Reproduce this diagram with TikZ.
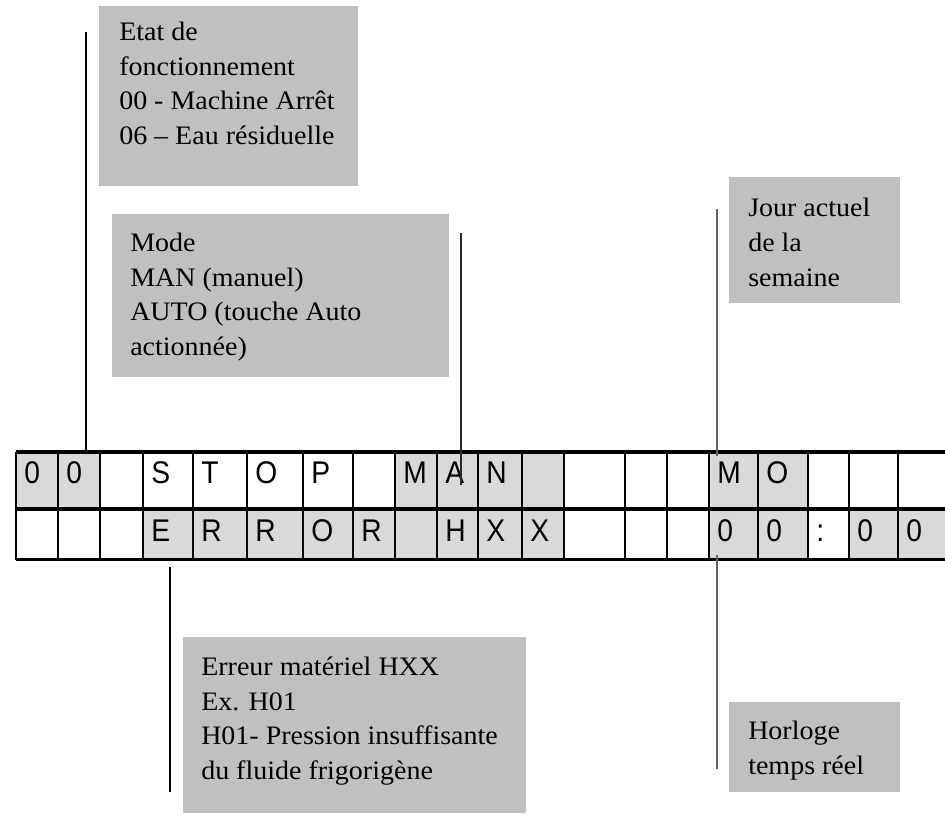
\documentclass[tikz,border=0pt]{standalone}
\usepackage{fontspec}
\setmainfont[FakeStretch=1.05]{Liberation Serif}
\newfontfamily\lcdfont[FakeStretch=0.9]{Liberation Sans}
\definecolor{boxgray}{RGB}{192,192,192}
\definecolor{cellgray}{RGB}{217,217,217}
\definecolor{leaddark}{RGB}{40,40,40}
\definecolor{leadgray}{RGB}{100,100,100}
\begin{document}
\begin{tikzpicture}[x=0.75pt,y=-0.75pt,
  infobox/.style={fill=boxgray, draw=none, anchor=north west, inner sep=0pt},
  boxtext/.style={anchor=base west, inner sep=0pt, align=left,
    font=\fontsize{20}{25.9}\selectfont},
  lcdcell/.style={draw=none, anchor=north west, inner sep=0pt},
  lcdchar/.style={anchor=base west, inner sep=0pt,
    font=\lcdfont\fontsize{23.5}{23.5}\selectfont},
  hline/.style={draw=black, line width=2.3pt},
  vline/.style={draw=black, line width=1.8pt},
  leaderA/.style={draw=black, line width=1.1pt},
  leaderB/.style={draw=leaddark, line width=1.2pt},
  leaderC/.style={draw=leadgray, line width=1.5pt}]
\clip (0,0) rectangle (945,818);
\fill[white] (0,0) rectangle (945,818);

% information boxes (text nodes anchored at the baseline of their last line)
\node[infobox, minimum width=194.25pt, minimum height=135pt] (etat) at (99,6) {};
\node[boxtext] (etatT) at (119,144.5) {Etat de\\fonctionnement\\00 - Machine Arrêt\\06 – Eau résiduelle};

\node[infobox, minimum width=252.75pt, minimum height=122.25pt] (mode) at (112,214) {};
\node[boxtext] (modeT) at (130,355.5) {Mode\\MAN (manuel)\\AUTO (touche Auto\\actionnée)};

\node[infobox, minimum width=128.25pt, minimum height=94.5pt] (jour) at (729,177) {};
\node[boxtext] (jourT) at (748,286) {Jour actuel\\de la\\semaine};

\node[infobox, minimum width=257.25pt, minimum height=132pt] (err) at (183,637) {};
\node[boxtext] (errT) at (201,779.5) {Erreur matériel HXX\\Ex. H01\\H01- Pression insuffisante\\du fluide frigorigène};

\node[infobox, minimum width=128.25pt, minimum height=67.5pt] (horl) at (729,702) {};
\node[boxtext] (horlT) at (748,774.5) {Horloge\\temps réel};

% display cells
\foreach \i/\xa/\xb/\ta/\fa/\tb/\fb in {
  0/16/58/0/cellgray/{}/white,
  1/58/100/0/cellgray/{}/white,
  2/100/143/{}/white/{}/white,
  3/143/193/S/white/E/cellgray,
  4/193/247/T/white/R/cellgray,
  5/247/303/O/white/R/cellgray,
  6/303/353/P/white/O/cellgray,
  7/353/395/{}/white/R/cellgray,
  8/395/437/M/cellgray/{}/cellgray,
  9/437/478/A/cellgray/H/cellgray,
  10/478/522/N/cellgray/X/cellgray,
  11/522/564/{}/cellgray/X/cellgray,
  12/564/625/{}/white/{}/white,
  13/625/667/{}/white/{}/white,
  14/667/709/{}/white/{}/white,
  15/709/758/M/cellgray/0/cellgray,
  16/758/808/O/cellgray/0/cellgray,
  17/808/849/{}/white/:/white,
  18/849/898/{}/white/0/cellgray,
  19/898/960/{}/white/0/cellgray}{
  \pgfmathsetmacro{\w}{(\xb-\xa)*0.75}
  \node[lcdcell, fill=\fa, minimum width=\w pt, minimum height=42.75pt] (t\i) at (\xa,452) {};
  \node[lcdcell, fill=\fb, minimum width=\w pt, minimum height=37.5pt] (b\i) at (\xa,509) {};
  \node[lcdchar] (tc\i) at (\xa+8,483) {\ta};
  \node[lcdchar] (bc\i) at (\xa+8,541) {\tb};
}
% grid lines
\foreach \i in {0,...,19}{
  \draw[vline] (t\i.north west) -- (b\i.south west);
}
\draw[hline] (t0.north west) -- (t19.north east);
\draw[hline] (b0.north west) -- (b19.north east);
\draw[hline] (b0.south west) -- (b19.south east);

% leader lines
\coordinate (l1a) at (86,32);
\coordinate (l1b) at (86,452);
\draw[leaderA] (l1a) -- (l1b);
\coordinate (l2a) at (461,233);
\coordinate (l2b) at (461,485);
\draw[leaderB] (l2a) -- (l2b);
\coordinate (l3a) at (717,209);
\coordinate (l3b) at (717,456);
\draw[leaderC] (l3a) -- (l3b);
\coordinate (l4a) at (717,555);
\coordinate (l4b) at (717,769);
\draw[leaderC] (l4a) -- (l4b);
\coordinate (l5a) at (170,567);
\coordinate (l5b) at (170,792);
\draw[leaderA] (l5a) -- (l5b);
\end{tikzpicture}
\end{document}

### What to do
Reproduce the data above in full, exactly as it is, with the pictures left out.

### Answer to this task
Reproduce this diagram with TikZ.
\documentclass[tikz,border=0pt]{standalone}
\usepackage{fontspec}
\setmainfont[FakeStretch=1.05]{Liberation Serif}
\newfontfamily\lcdfont[FakeStretch=0.9]{Liberation Sans}
\definecolor{boxgray}{RGB}{192,192,192}
\definecolor{cellgray}{RGB}{217,217,217}
\definecolor{leaddark}{RGB}{40,40,40}
\definecolor{leadgray}{RGB}{100,100,100}
\begin{document}
\begin{tikzpicture}[x=0.75pt,y=-0.75pt,
  infobox/.style={fill=boxgray, draw=none, anchor=north west, inner sep=0pt},
  boxtext/.style={anchor=base west, inner sep=0pt, align=left,
    font=\fontsize{20}{25.9}\selectfont},
  lcdcell/.style={draw=none, anchor=north west, inner sep=0pt},
  lcdchar/.style={anchor=base west, inner sep=0pt,
    font=\lcdfont\fontsize{23.5}{23.5}\selectfont},
  hline/.style={draw=black, line width=2.3pt},
  vline/.style={draw=black, line width=1.8pt},
  leaderA/.style={draw=black, line width=1.1pt},
  leaderB/.style={draw=leaddark, line width=1.2pt},
  leaderC/.style={draw=leadgray, line width=1.5pt}]
\clip (0,0) rectangle (945,818);
\fill[white] (0,0) rectangle (945,818);

% information boxes (text nodes anchored at the baseline of their last line)
\node[infobox, minimum width=194.25pt, minimum height=135pt] (etat) at (99,6) {};
\node[boxtext] (etatT) at (119,144.5) {Etat de\\fonctionnement\\00 - Machine Arrêt\\06 – Eau résiduelle};

\node[infobox, minimum width=252.75pt, minimum height=122.25pt] (mode) at (112,214) {};
\node[boxtext] (modeT) at (130,355.5) {Mode\\MAN (manuel)\\AUTO (touche Auto\\actionnée)};

\node[infobox, minimum width=128.25pt, minimum height=94.5pt] (jour) at (729,177) {};
\node[boxtext] (jourT) at (748,286) {Jour actuel\\de la\\semaine};

\node[infobox, minimum width=257.25pt, minimum height=132pt] (err) at (183,637) {};
\node[boxtext] (errT) at (201,779.5) {Erreur matériel HXX\\Ex. H01\\H01- Pression insuffisante\\du fluide frigorigène};

\node[infobox, minimum width=128.25pt, minimum height=67.5pt] (horl) at (729,702) {};
\node[boxtext] (horlT) at (748,774.5) {Horloge\\temps réel};

% display cells
\foreach \i/\xa/\xb/\ta/\fa/\tb/\fb in {
  0/16/58/0/cellgray/{}/white,
  1/58/100/0/cellgray/{}/white,
  2/100/143/{}/white/{}/white,
  3/143/193/S/white/E/cellgray,
  4/193/247/T/white/R/cellgray,
  5/247/303/O/white/R/cellgray,
  6/303/353/P/white/O/cellgray,
  7/353/395/{}/white/R/cellgray,
  8/395/437/M/cellgray/{}/cellgray,
  9/437/478/A/cellgray/H/cellgray,
  10/478/522/N/cellgray/X/cellgray,
  11/522/564/{}/cellgray/X/cellgray,
  12/564/625/{}/white/{}/white,
  13/625/667/{}/white/{}/white,
  14/667/709/{}/white/{}/white,
  15/709/758/M/cellgray/0/cellgray,
  16/758/808/O/cellgray/0/cellgray,
  17/808/849/{}/white/:/white,
  18/849/898/{}/white/0/cellgray,
  19/898/960/{}/white/0/cellgray}{
  \pgfmathsetmacro{\w}{(\xb-\xa)*0.75}
  \node[lcdcell, fill=\fa, minimum width=\w pt, minimum height=42.75pt] (t\i) at (\xa,452) {};
  \node[lcdcell, fill=\fb, minimum width=\w pt, minimum height=37.5pt] (b\i) at (\xa,509) {};
  \node[lcdchar] (tc\i) at (\xa+8,483) {\ta};
  \node[lcdchar] (bc\i) at (\xa+8,541) {\tb};
}
% grid lines
\foreach \i in {0,...,19}{
  \draw[vline] (t\i.north west) -- (b\i.south west);
}
\draw[hline] (t0.north west) -- (t19.north east);
\draw[hline] (b0.north west) -- (b19.north east);
\draw[hline] (b0.south west) -- (b19.south east);

% leader lines
\coordinate (l1a) at (86,32);
\coordinate (l1b) at (86,452);
\draw[leaderA] (l1a) -- (l1b);
\coordinate (l2a) at (461,233);
\coordinate (l2b) at (461,485);
\draw[leaderB] (l2a) -- (l2b);
\coordinate (l3a) at (717,209);
\coordinate (l3b) at (717,456);
\draw[leaderC] (l3a) -- (l3b);
\coordinate (l4a) at (717,555);
\coordinate (l4b) at (717,769);
\draw[leaderC] (l4a) -- (l4b);
\coordinate (l5a) at (170,567);
\coordinate (l5b) at (170,792);
\draw[leaderA] (l5a) -- (l5b);
\end{tikzpicture}
\end{document}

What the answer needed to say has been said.